As a response to the theme of kingship in the first reading, we might expect a psalm celebrating the kingship of God. Psalm 145 would have been ideal. It begins, “I sing your praises, God my King.” Instead, we get Psalm 122 – celebrating Jerusalem and the temple. The assemblers of the Lectionary had a bad day. They redeemed themselves, however, in their choice of the Alleluia verse, a quote from the Gospel of Mark. It is a tribute to Jesus during his royal entry into Jerusalem, “Blessed is he who comes in the name of the Lord. Blessed is the kingdom of our father David, that is about to arrive.”

The second reading is an early Christian hymn of thanksgiving to God the Father for sharing the inheritance with us. How did God do this? “He transferred to us the kingdom of his beloved Son.” The remainder of the hymn lists the accomplishments of the Son: redemption; forgiveness of sins; his role in creation; his role as head of his body, which is the Church; his resurrection; and his role in our reconciliation with God, making peace between heaven and earth by the blood of his cross.
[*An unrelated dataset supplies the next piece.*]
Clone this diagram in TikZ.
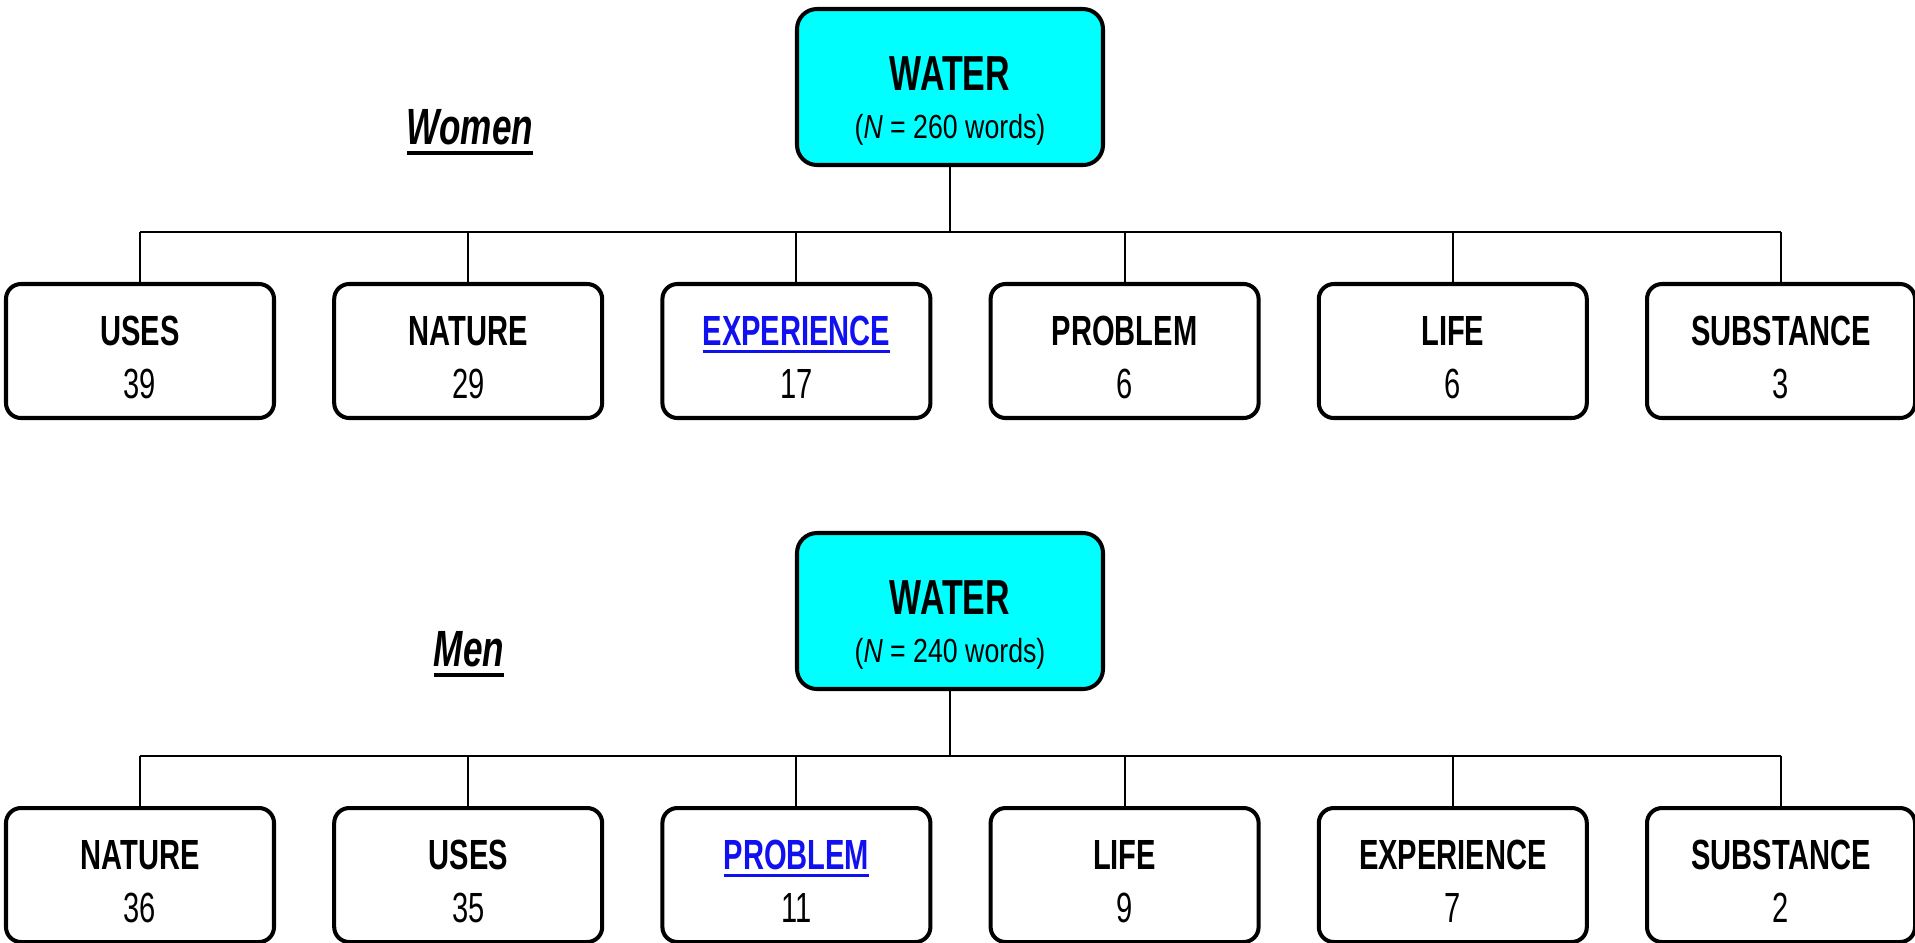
\documentclass[tikz,border=0pt]{standalone}
\usepackage{fontspec}
\setmainfont[FakeStretch=0.69]{Liberation Sans}
\newfontfamily\wordsFont[FakeStretch=0.8]{Liberation Sans}
\definecolor{waterCyan}{RGB}{0,255,255}
\definecolor{titleBlue}{RGB}{16,16,240}
%% Underlines of two weights.
\newlength{\underWidth}
\newcommand{\titleLine}[1]{\settowidth{\underWidth}{#1}\rlap{#1}\rule[-2.2pt]{\underWidth}{0.75pt}}
\newcommand{\groupLine}[1]{\settowidth{\underWidth}{#1}\rlap{#1}\rule[-3.2pt]{\underWidth}{1.2pt}}
\newcommand{\blueTitle}[1]{\textcolor{titleBlue}{\titleLine{#1}}}
\newcommand{\rootBox}[3]{%%
  %% The cyan root box.
  \node[rootStyle] (#1) at (\xroot,#2) {};
  \node[rootTitleStyle] (#1title) at (\xroot,{#2+3}) {WATER};
  \node[rootCountStyle] (#1count) at (\xroot,{#2+51}) {(\textit{N} = #3 words)};
  %% Down to the bus line.
  \draw[busStyle] (#1.south) -- (#1.south |- #1bus);
}
\newcommand{\childBox}[6]{%%
  %% A category box.
  \node[childStyle] (#1) at (#3,#4) {};
  \node[titleStyle] (#1title) at (#3,{#4-6}) {#5};
  \node[countStyle] (#1count) at (#3,{#4+47}) {#6};
  %% Up to the bus line.
  \draw[busStyle] (#1.north) -- (#1.north |- #2);
}

\begin{document}
\begin{tikzpicture}[%%
  x=0.1mm, y=-0.1mm,
  rootStyle/.style={draw,line width=1.15pt,rounded corners=2mm,fill=waterCyan,minimum width=30.6mm,minimum height=15.6mm,inner sep=0pt},
  childStyle/.style={draw,line width=1.15pt,rounded corners=1.5mm,fill=white,minimum width=26.8mm,minimum height=13.4mm,inner sep=0pt},
  rootTitleStyle/.style={anchor=base,inner sep=0pt,font=\bfseries\fontsize{14}{16}\selectfont},
  rootCountStyle/.style={anchor=base,inner sep=0pt,font=\wordsFont\fontsize{9.5}{11}\selectfont},
  titleStyle/.style={anchor=base,inner sep=0pt,font=\bfseries\fontsize{12}{14}\selectfont},
  countStyle/.style={anchor=base,inner sep=0pt,font=\fontsize{12}{14}\selectfont},
  groupStyle/.style={anchor=base,inner sep=0pt,font=\bfseries\itshape\fontsize{14.5}{17}\selectfont},
  busStyle/.style={-,line width=0.55pt}
]
\useasboundingbox (0,0) rectangle (1915,942);
%%
%%
\pgfmathsetmacro{\xroot}{950}
\pgfmathsetmacro{\xgap}{328.2}
\pgfmathsetmacro{\xa}{140}
\pgfmathsetmacro{\xb}{\xa+\xgap}
\pgfmathsetmacro{\xc}{\xa+2*\xgap}
\pgfmathsetmacro{\xd}{\xa+3*\xgap}
\pgfmathsetmacro{\xe}{\xa+4*\xgap}
\pgfmathsetmacro{\xf}{\xa+5*\xgap}
\pgfmathsetmacro{\shift}{524}
\pgfmathsetmacro{\yroot}{87}
\pgfmathsetmacro{\ybus}{232}
\pgfmathsetmacro{\ychild}{351}
\pgfmathsetmacro{\ylabel}{144}
\coordinate (womenRootbus) at (0,\ybus);
\coordinate (menRootbus) at (0,\ybus+\shift);
%%
%%
%% Women.
\node[groupStyle] (women) at (470,\ylabel) {\groupLine{Women}};
\rootBox{womenRoot}{\yroot}{260}
\childBox{womenUses}{womenRootbus}{\xa}{\ychild}{USES}{39}
\childBox{womenNature}{womenRootbus}{\xb}{\ychild}{NATURE}{29}
\childBox{womenExperience}{womenRootbus}{\xc}{\ychild}{\blueTitle{EXPERIENCE}}{17}
\childBox{womenProblem}{womenRootbus}{\xd}{\ychild}{PROBLEM}{6}
\childBox{womenLife}{womenRootbus}{\xe}{\ychild}{LIFE}{6}
\childBox{womenSubstance}{womenRootbus}{\xf}{\ychild}{SUBSTANCE}{3}
\draw[busStyle] (womenUses.north |- womenRootbus) -- (womenSubstance.north |- womenRootbus);
%% Men.
\node[groupStyle] (men) at (469,\ylabel+\shift-2) {\groupLine{Men}};
\rootBox{menRoot}{\yroot+\shift}{240}
\childBox{menNature}{menRootbus}{\xa}{\ychild+\shift}{NATURE}{36}
\childBox{menUses}{menRootbus}{\xb}{\ychild+\shift}{USES}{35}
\childBox{menProblem}{menRootbus}{\xc}{\ychild+\shift}{\blueTitle{PROBLEM}}{11}
\childBox{menLife}{menRootbus}{\xd}{\ychild+\shift}{LIFE}{9}
\childBox{menExperience}{menRootbus}{\xe}{\ychild+\shift}{EXPERIENCE}{7}
\childBox{menSubstance}{menRootbus}{\xf}{\ychild+\shift}{SUBSTANCE}{2}
\draw[busStyle] (menNature.north |- menRootbus) -- (menSubstance.north |- menRootbus);
\end{tikzpicture}
\end{document}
The gospel reading is taken from the Passion of our Lord Jesus Christ according to Luke. The scene is immediately after Jesus’ crucifixion, during which he asked his Father to forgive his executioners. After Jesus was suspended from the cross, a series of three sets of mockeries take the stage. All three have the theme of Jesus as Savior, a deliberate irony on the part of Luke. The one they ridicule as Savior in reality is the Savior. The first mockery is by the Sadducean high priestly families who plotted to kill Jesus and were the deadly enemies of the Christian movement after the ascension. Luke calls them “the rulers.” Their taunt: “He saved others. Let him save himself, if he is the Chosen One, the Christ of God.”
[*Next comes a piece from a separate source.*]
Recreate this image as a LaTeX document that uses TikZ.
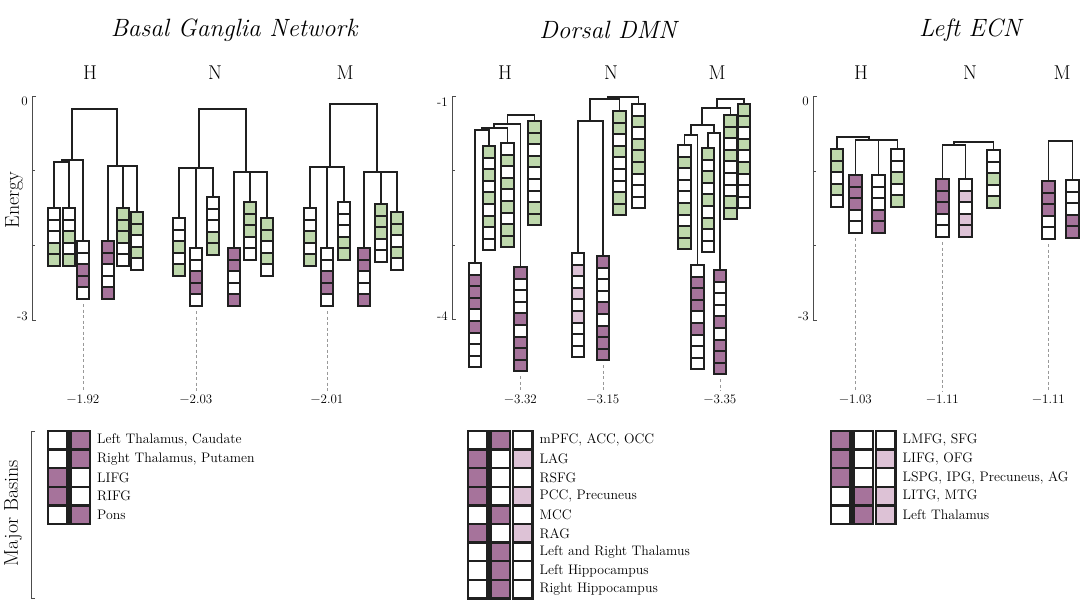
\documentclass[tikz,border=0pt]{standalone}
\usepackage{fontspec}
\usetikzlibrary{calc}

\definecolor{leafframe}{RGB}{32,32,32}
\definecolor{G}{RGB}{190,216,172}
\definecolor{P}{RGB}{166,115,155}
\definecolor{L}{RGB}{221,194,214}
\colorlet{W}{white}

% one column of a dendrogram: name, centre x, top y, cell colours
\newcommand{\leaf}[4]{%
  \coordinate (#1) at (#2,#3);
  \foreach \c [count=\i from 0] in {#4}{
    \draw[cell,fill=\c] ({#2-6.25},{#3+\i*11.6}) rectangle ++(12.5,11.6);
    \coordinate (#1b) at (#2,{#3+(\i+1)*11.6});
  }
}
% join two branches at height y, parent branch at x
\newcommand{\merge}[5]{%
  \draw[tree] (#1) |- (#2|-0,#3) -- (#2);
  \coordinate (#4) at (#5,#3);
}
% one row of the basin table
\newcommand{\basin}[5]{%
  \foreach \c [count=\i from 0] in {#4}{
    \draw[bigcell,fill=\c] ({#2+\i*22.5},{431+#3*18.6}) rectangle ++(19.5,18.6);
    \coordinate (#1c) at ({#2+(\i+1)*22.5},{431+(#3+0.5)*18.6});
  }
  \node[basintext] (#1) at (#1c) {#5};
}

\begin{document}
\begin{tikzpicture}[x=1pt, y=-1pt,
  cell/.style={draw=leafframe, line width=2pt},
  bigcell/.style={draw=leafframe, line width=2.4pt},
  tree/.style={draw=leafframe, line width=1.8pt},
  axisline/.style={draw=black!70, line width=0.8pt},
  guide/.style={draw=black!40, line width=0.7pt, dash pattern=on 3pt off 2.5pt},
  paneltitle/.style={font=\fontsize{25}{29}\selectfont\itshape},
  condlabel/.style={font=\fontsize{20}{24}\selectfont},
  sidelabel/.style={font=\fontsize{20}{24}\selectfont, rotate=90},
  ticklabel/.style={font=\fontsize{13}{15}\selectfont, anchor=east, inner sep=0pt},
  energyval/.style={font=\fontsize{13}{15}\selectfont},
  basintext/.style={font=\fontsize{13.8}{16}\selectfont, anchor=west, inner sep=0pt, xshift=4pt}]

\useasboundingbox (0,0) rectangle (1084,604);

% titles
\node[paneltitle] (tbg) at (234,30) {Basal Ganglia Network};
\node[paneltitle] (tdm) at (608,30) {Dorsal DMN};
\node[paneltitle] (tec) at (970,30) {Left ECN};

\node[condlabel] (bgH) at (90,73) {H};
\node[condlabel] (bgN) at (215,73) {N};
\node[condlabel] (bgM) at (345,73) {M};
\node[condlabel] (dmH) at (505,73) {H};
\node[condlabel] (dmN) at (611,73) {N};
\node[condlabel] (dmM) at (717,73) {M};
\node[condlabel] (ecH) at (861,73) {H};
\node[condlabel] (ecN) at (970,73) {N};
\node[condlabel] (ecM) at (1062,73) {M};

\node[sidelabel] (energy) at (14,200) {Energy};
\node[sidelabel] (basins) at (13,513) {Major Basins};

% energy axes
\draw[axisline] (36,96) -| (32,320) -- (36,320);
\draw[axisline] (32,170) -- (34.5,170) (32,245) -- (34.5,245);
\node[ticklabel] (bgtop) at (28,101) {0};
\node[ticklabel] (bgbot) at (28,316) {-3};

\draw[axisline] (456,96) -| (452,319) -- (456,319);
\draw[axisline] (452,170) -- (454.5,170) (452,245) -- (454.5,245);
\node[ticklabel] (dmtop) at (448,102) {-1};
\node[ticklabel] (dmbot) at (448,316) {-4};

\draw[axisline] (817,96) -| (813,320) -- (817,320);
\draw[axisline] (813,171) -- (815.5,171) (813,245) -- (815.5,245);
\node[ticklabel] (ectop) at (809,101) {0};
\node[ticklabel] (ecbot) at (809,316) {-3};

\draw[axisline] (35,431) -| (31,598) -- (35,598);

% basal ganglia, H
\leaf{bgh1}{54}{208}{W,W,W,G,G}
\leaf{bgh2}{69}{208}{W,W,G,W,G}
\leaf{bgh3}{83}{241}{W,W,P,P,W}
\leaf{bgh4}{108}{241}{P,P,W,W,P}
\leaf{bgh5}{123}{208}{G,G,G,W,W}
\leaf{bgh6}{137}{212}{G,G,W,G,W}
\merge{bgh1}{bgh2}{162}{bghA}{61.5}
\merge{bghA}{bgh3}{160}{bghB}{72}
\merge{bgh4}{bgh6}{166}{bghC}{117}
\draw[tree] (bgh5) -- (bgh5|-bghC);
\merge{bghB}{bghC}{109}{bghD}{94}

% basal ganglia, N
\leaf{bgn1}{179}{218}{W,W,G,W,G}
\leaf{bgn2}{196}{248}{W,W,P,P,W}
\leaf{bgn3}{213}{197}{W,W,W,G,G}
\leaf{bgn4}{234}{248}{P,P,W,W,P}
\leaf{bgn5}{250}{202}{G,G,G,W,W}
\leaf{bgn6}{267}{218}{G,G,W,G,W}
\merge{bgn1}{bgn3}{168}{bgnA}{199}
\draw[tree] (bgn2) -- (bgn2|-bgnA);
\merge{bgn4}{bgn6}{172}{bgnB}{246}
\draw[tree] (bgn5) -- (bgn5|-bgnB);
\merge{bgnA}{bgnB}{109}{bgnC}{222}

% basal ganglia, M
\leaf{bgm1}{310}{208}{W,W,G,W,G}
\leaf{bgm2}{327}{248}{W,W,P,P,W}
\leaf{bgm3}{344}{202}{W,W,W,G,G}
\leaf{bgm4}{364}{248}{P,P,W,W,P}
\leaf{bgm5}{381}{204}{G,G,G,W,W}
\leaf{bgm6}{397}{212}{G,G,W,G,W}
\merge{bgm1}{bgm3}{167}{bgmA}{330}
\draw[tree] (bgm2) -- (bgm2|-bgmA);
\merge{bgm4}{bgm6}{172}{bgmB}{377}
\draw[tree] (bgm5) -- (bgm5|-bgmB);
\merge{bgmA}{bgmB}{104}{bgmC}{353}

% dorsal DMN, H
\leaf{dmh1}{475}{263}{W,P,P,P,W,P,W,W,W}
\leaf{dmh2}{489}{146}{G,W,G,W,G,W,G,W,W}
\leaf{dmh3}{507.5}{143}{W,G,W,G,W,G,W,G,G}
\leaf{dmh4}{520.5}{267}{P,W,W,W,P,W,P,P,P}
\leaf{dmh5}{534.5}{121}{G,G,W,G,W,W,W,G,G}
\merge{dmh1}{dmh2}{130}{dmhA}{482}
\merge{dmhA}{dmh3}{128}{dmhB}{494}
\merge{dmhB}{dmh4}{124}{dmhC}{507.5}
\merge{dmhC}{dmh5}{115}{dmhD}{521}

% dorsal DMN, N
\leaf{dmn1}{578}{253}{W,L,W,L,W,L,W,W,W}
\leaf{dmn2}{603}{256}{P,W,W,W,P,W,P,P,P}
\leaf{dmn3}{619.5}{111}{G,G,W,G,W,W,W,G,G}
\leaf{dmn4}{638.5}{104}{W,G,W,G,G,G,W,W,W}
\merge{dmn1}{dmn2}{121}{dmnA}{590}
\merge{dmnA}{dmn3}{99}{dmnB}{608}
\merge{dmnB}{dmn4}{97}{dmnC}{623}

% dorsal DMN, M
\leaf{dmm1}{684.5}{145}{W,G,W,W,W,G,W,G,G}
\leaf{dmm2}{697.5}{265}{W,P,P,P,W,P,W,W,W}
\leaf{dmm3}{708}{148}{G,W,G,W,G,W,G,W,W}
\leaf{dmm4}{720}{270}{P,W,W,W,P,W,P,P,P}
\leaf{dmm5}{730.5}{115}{G,G,W,G,W,W,W,G,G}
\leaf{dmm6}{744}{104}{G,G,W,G,W,G,W,W,W}
\merge{dmm1}{dmm2}{135}{dmmA}{691}
\merge{dmm3}{dmm4}{133}{dmmB}{714}
\merge{dmmA}{dmmB}{125}{dmmC}{702}
\merge{dmmC}{dmm5}{108}{dmmD}{717}
\merge{dmmD}{dmm6}{99}{dmmE}{730}

% left ECN, H
\leaf{ech1}{837}{149}{G,G,W,G,W}
\leaf{ech2}{855.5}{175}{P,P,P,W,W}
\leaf{ech3}{878.5}{175}{W,W,W,P,P}
\leaf{ech4}{897.5}{149}{W,W,G,W,G}
\merge{ech2}{ech4}{140}{echA}{869}
\draw[tree] (ech3) -- (ech3|-echA);
\merge{ech1}{echA}{137}{echB}{853}

% left ECN, N
\leaf{ecn1}{942.5}{179}{P,P,P,W,W}
\leaf{ecn2}{965.5}{179}{W,L,W,L,L}
\leaf{ecn3}{993.5}{150}{W,W,G,W,G}
\merge{ecn1}{ecn2}{145}{ecnA}{954}
\merge{ecnA}{ecn3}{142}{ecnB}{974}

% left ECN, M
\leaf{ecm1}{1048.5}{181}{P,P,P,W,W}
\leaf{ecm2}{1072.5}{180}{W,W,W,P,P}
\merge{ecm1}{ecm2}{141}{ecmA}{1060}

% lowest basin energies
\node[energyval] (vbgh) at (83,399) {−1.92};
\node[energyval] (vbgn) at (196,399) {−2.03};
\node[energyval] (vbgm) at (327,399) {−2.01};
\node[energyval] (vdmh) at (520.5,399) {−3.32};
\node[energyval] (vdmn) at (603,399) {−3.15};
\node[energyval] (vdmm) at (720,399) {−3.35};
\node[energyval] (vech) at (855.5,399) {−1.03};
\node[energyval] (vecn) at (942.5,399) {−1.11};
\node[energyval] (vecm) at (1048.5,399) {−1.11};
\draw[guide] (bgh3b) ++(0,5) -- (vbgh.north);
\draw[guide] (bgn2b) ++(0,5) -- (vbgn.north);
\draw[guide] (bgm2b) ++(0,5) -- (vbgm.north);
\draw[guide] (dmh4b) ++(0,5) -- (vdmh.north);
\draw[guide] (dmn2b) ++(0,5) -- (vdmn.north);
\draw[guide] (dmm4b) ++(0,5) -- (vdmm.north);
\draw[guide] (ech2b) ++(0,5) -- (vech.north);
\draw[guide] (ecn1b) ++(0,5) -- (vecn.north);
\draw[guide] (ecm1b) ++(0,5) -- (vecm.north);

% major basins
\basin{bgb1}{48}{0}{W,P}{Left Thalamus, Caudate}
\basin{bgb2}{48}{1}{W,P}{Right Thalamus, Putamen}
\basin{bgb3}{48}{2}{P,W}{LIFG}
\basin{bgb4}{48}{3}{P,W}{RIFG}
\basin{bgb5}{48}{4}{W,P}{Pons}

\basin{dmb1}{468}{0}{W,P,W}{mPFC, ACC, OCC}
\basin{dmb2}{468}{1}{P,W,L}{LAG}
\basin{dmb3}{468}{2}{P,W,W}{RSFG}
\basin{dmb4}{468}{3}{P,W,L}{PCC, Precuneus}
\basin{dmb5}{468}{4}{W,P,W}{MCC}
\basin{dmb6}{468}{5}{P,W,L}{RAG}
\basin{dmb7}{468}{6}{W,P,W}{Left and Right Thalamus}
\basin{dmb8}{468}{7}{W,P,W}{Left Hippocampus}
\basin{dmb9}{468}{8}{W,P,W}{Right Hippocampus}

\basin{ecb1}{831}{0}{P,W,W}{LMFG, SFG}
\basin{ecb2}{831}{1}{P,W,L}{LIFG, OFG}
\basin{ecb3}{831}{2}{P,W,W}{LSPG, IPG, Precuneus, AG}
\basin{ecb4}{831}{3}{W,P,L}{LITG, MTG}
\basin{ecb5}{831}{4}{W,P,L}{Left Thalamus}

\end{tikzpicture}
\end{document}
Luke was very precise in choosing these two titles. The Chosen One takes us back to Luke’s version of the transfiguration of Jesus. While Jesus shines in glory, the voice from heaven thunders, “This is my Son, the Chosen One.” Thus, Luke proclaims that the one on the cross, once seen in glory, is the Son of God. Luke is also aware of the origin of the title Chosen One. He found it in Isaiah 42:1, a hymn that describes the mission of an unidentified Servant of the Lord. Christian teachers, preachers and our New Testament authors used the Servant’s mission statement in this hymn and three similar hymns in Isaiah to form the theology of Jesus suffering, death and resurrection.
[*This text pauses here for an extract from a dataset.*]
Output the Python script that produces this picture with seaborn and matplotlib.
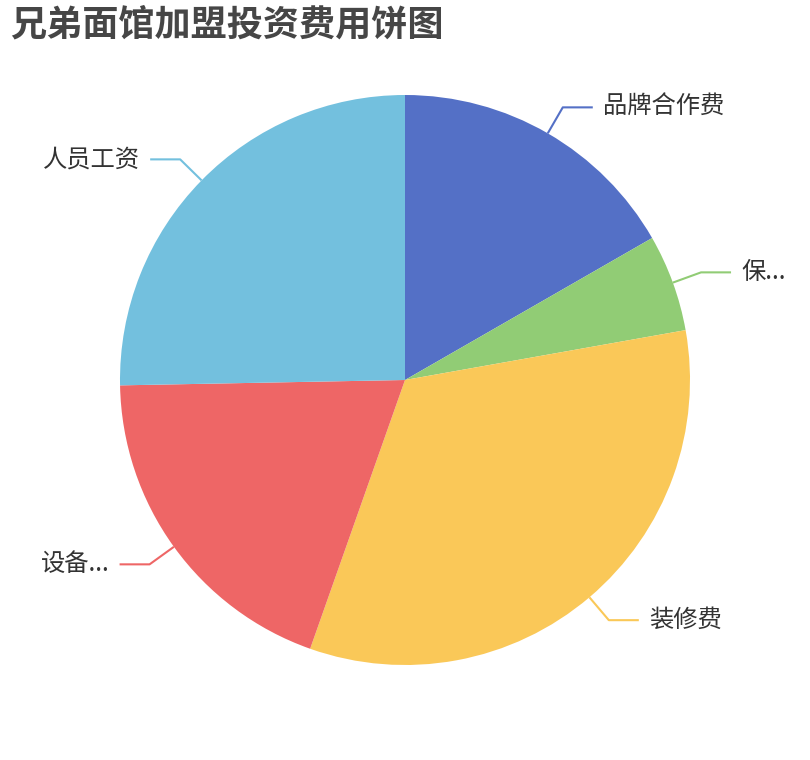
import matplotlib
matplotlib.use("Agg")
import matplotlib.pyplot as plt
import seaborn as sns
import numpy as np

categories = ["品牌合作费", "保证金", "装修费", "设备费用", "人员工资"]
display_labels = ["品牌合作费", "保...", "装修费", "设备...", "人员工资"]
values = [16.7, 5.5, 33.2, 19.3, 25.3]
colors = ["#5470c6", "#91cc75", "#fac858", "#ee6666", "#73c0de"]
title = "兄弟面馆加盟投资费用饼图"

sns.set_theme(style="white")
plt.rcParams['font.family'] = ['Noto Sans CJK SC', 'DejaVu Sans']

W, H = 810, 760
fig = plt.figure(figsize=(W / 100, H / 100), dpi=100)
ax = fig.add_axes([0, 0, 1, 1])

cx, cy_px, R = 405, 380, 285
cy = H - cy_px
wedges, _ = ax.pie(values, startangle=90, counterclock=False, center=(cx, cy),
                   radius=R, colors=colors, wedgeprops=dict(linewidth=0),
                   frame=True)
ax.set_xlim(0, W)
ax.set_ylim(0, H)
ax.set_aspect("equal")
ax.axis("off")

len1, len2 = 30, 30
for w, lab, col in zip(wedges, display_labels, colors):
    mid = np.deg2rad((w.theta1 + w.theta2) / 2)
    x0, y0 = cx + R * np.cos(mid), cy + R * np.sin(mid)
    x1, y1 = cx + (R + len1) * np.cos(mid), cy + (R + len1) * np.sin(mid)
    side = 1 if np.cos(mid) >= 0 else -1
    x2 = x1 + side * len2
    ax.plot([x0, x1, x2], [y0, y1, y1], color=col, lw=1.5, solid_capstyle="butt")
    ax.text(x2 + side * 10, y1, lab, ha="left" if side > 0 else "right",
            va="center", fontsize=17.5, color="#333333")

fig.text(10 / W, 1 - 25 / H, title, ha="left", va="center", fontsize=26,
         fontweight="bold", color="#464646")

fig.savefig("out.png", dpi=100, facecolor="white")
The second set of mockers arrives on stage. They are soldiers of the Roman military’s execution squad. Their taunt: “If you are the King of the Jews, save yourself.” They said this as they offered him a narcotic – vinegar or sour wine on a sponge to lessen the pain of crucifixion. Here again we see Luke’s irony. The centurion of these soldiers who taunted Jesus about saving himself, will soon be saved by Jesus, when after his death the centurion proclaims, “Indeed this man was innocent!” Two criminals were crucified with Jesus, one on each side. The third mockery comes from one of them. “Are you not the Christ (Messiah)? Save yourself and us.” Again Luke’s irony, as he shows that Jesus is indeed their Savior. The other criminal rebukes the mocker, and says, “Jesus, remember me when you come into your kingdom.” Salvation is at hand, as Jesus replies with an oath, “Amen, I say to you, today you will be with me in Paradise.” This unknown repentant criminal is privileged to be the last in Luke’s gospel to proclaim Jesus’ kingdom.